Ao visitar o Memorial dos Heróis do Gueto de Varsóvia, Brandt – que combateu o regime de Hitler a partir da resistência no estrangeiro, e, portanto, nunca ingressou as fileiras nazistas – depositou uma coroa de flores, e, além de baixar a cabeça, se ajoelhou em completo silêncio, o qual se estendeu para todos os presentes. Esse momento, de extrema humildade e respeito, entrou para a história mundial. "Ele, que lutara toda a vida contra Hitler, aceitou carregar nos ombros o peso – não a culpa – do passado” disse o cientista político Alfred Grosser, conforme publicou o jornal Deutsche Welle sobre esse fato.
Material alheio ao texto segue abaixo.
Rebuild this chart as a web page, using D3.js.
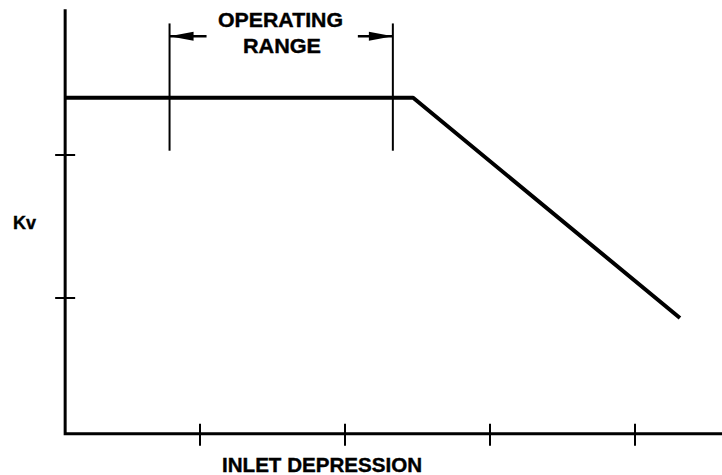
<!DOCTYPE html>
<html lang="en">
  <head>
    <meta charset="UTF-8" />
    <title>Kv vs Inlet Depression</title>
    <script src="https://d3js.org/d3.v7.min.js"></script>
    <style>
      body {
        margin: 0;
        padding: 0;
        background-color: #ffffff;
      }
      svg text {
        font-family: "Liberation Sans", Arial, sans-serif;
        font-weight: bold;
        fill: #000;
        stroke: #000;
        stroke-width: 0.4px;
      }
    </style>
  </head>
  <body>
    <div id="chart"></div>
    <script>
      const width = 722;
      const height = 475;

      // axis extents and tick positions (in chart units)
      const xExtent = [0.07, 4.6];
      const yExtent = [0.05, 3.02];
      const xTicks = [1, 2, 3, 4];
      const yTicks = [1, 2];

      // Kv curve: flat then falling off
      const curveX = [0.07, 2.47, 4.31];
      const curveY = [2.4, 2.4, 0.86];

      // operating range bounds
      const rangeBounds = [0.79, 2.33];
      const rangeTop = 2.92;
      const rangeBottom = 2.03;
      const arrowY = 2.83;

      const x = d3.scaleLinear().domain([1, 4]).range([200, 635]);
      const y = d3.scaleLinear().domain([1, 2]).range([298, 155]);

      const svg = d3
        .select("#chart")
        .append("svg")
        .attr("width", width)
        .attr("height", height);

      // axes
      svg
        .append("path")
        .attr(
          "d",
          d3.line()([
            [x(xExtent[0]), y(yExtent[1])],
            [x(xExtent[0]), y(yExtent[0])],
            [x(xExtent[1]), y(yExtent[0])],
          ])
        )
        .attr("fill", "none")
        .attr("stroke", "#000")
        .attr("stroke-width", 3);

      svg
        .selectAll(".xtick")
        .data(xTicks)
        .enter()
        .append("line")
        .attr("x1", (d) => x(d))
        .attr("x2", (d) => x(d))
        .attr("y1", y(yExtent[0]) - 10)
        .attr("y2", y(yExtent[0]) + 12)
        .attr("stroke", "#000")
        .attr("stroke-width", 2);

      svg
        .selectAll(".ytick")
        .data(yTicks)
        .enter()
        .append("line")
        .attr("x1", x(xExtent[0]) - 10)
        .attr("x2", x(xExtent[0]) + 10)
        .attr("y1", (d) => y(d))
        .attr("y2", (d) => y(d))
        .attr("stroke", "#000")
        .attr("stroke-width", 2);

      // curve
      svg
        .append("path")
        .attr("d", d3.line()(curveX.map((d, i) => [x(d), y(curveY[i])])))
        .attr("fill", "none")
        .attr("stroke", "#000")
        .attr("stroke-width", 4)
        .attr("stroke-linejoin", "round");

      // operating range markers
      svg
        .selectAll(".range")
        .data(rangeBounds)
        .enter()
        .append("line")
        .attr("x1", (d) => x(d))
        .attr("x2", (d) => x(d))
        .attr("y1", y(rangeTop))
        .attr("y2", y(rangeBottom))
        .attr("stroke", "#000")
        .attr("stroke-width", 2);

      // arrows pointing outward to the bounds
      const ay = y(arrowY);
      const arrows = [
        { tip: x(rangeBounds[0]), tail: x(rangeBounds[0]) + 37, dir: 1 },
        { tip: x(rangeBounds[1]), tail: x(rangeBounds[1]) - 35, dir: -1 },
      ];
      arrows.forEach((a) => {
        svg
          .append("line")
          .attr("x1", a.tip)
          .attr("x2", a.tail)
          .attr("y1", ay)
          .attr("y2", ay)
          .attr("stroke", "#000")
          .attr("stroke-width", 2.5);
        svg
          .append("path")
          .attr(
            "d",
            d3.line()([
              [a.tip, ay],
              [a.tip + a.dir * 24, ay - 4.5],
              [a.tip + a.dir * 24, ay + 4.5],
            ]) + "Z"
          )
          .attr("fill", "#000");
      });

      // labels
      svg
        .append("text")
        .attr("x", 218)
        .attr("y", 27)
        .attr("font-size", 21)
        .attr("textLength", 125)
        .attr("lengthAdjust", "spacingAndGlyphs")
        .text("OPERATING");

      svg
        .append("text")
        .attr("x", 243)
        .attr("y", 53)
        .attr("font-size", 21)
        .attr("textLength", 78)
        .attr("lengthAdjust", "spacingAndGlyphs")
        .text("RANGE");

      svg
        .append("text")
        .attr("x", 13)
        .attr("y", 229)
        .attr("font-size", 18)
        .attr("textLength", 23)
        .attr("lengthAdjust", "spacingAndGlyphs")
        .text("Kv");

      svg
        .append("text")
        .attr("x", 222)
        .attr("y", 472)
        .attr("font-size", 20.5)
        .attr("textLength", 200)
        .attr("lengthAdjust", "spacingAndGlyphs")
        .text("INLET DEPRESSION");
    </script>
  </body>
</html>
Respeitar, aprender com, e, acima de tudo, assumir os erros do passado, é sinal de engrandecimento. Por outro lado, insistir em negar nossas falhas ou evitar o confronto com elas, apenas revela as fraquezas e a fragilidade do nosso caráter enquanto sociedade. Tenho para mim que nosso presidente é incapaz de aprender com o exemplo de Willy Brandt, mas este revela que é possível existirem estadistas que assumam os equívocos históricos, reconheçam as nossas tragédias e se comprometam com a busca de um mundo melhor.
Esse exemplo também nos lembra que não devemos nos contentar com governantes que flertem com o autoritarismo e a tirania. Estes, devem ser sempre repudiados e confrontados, ao se colocarem contra os compromissos mais básicos de civilidade.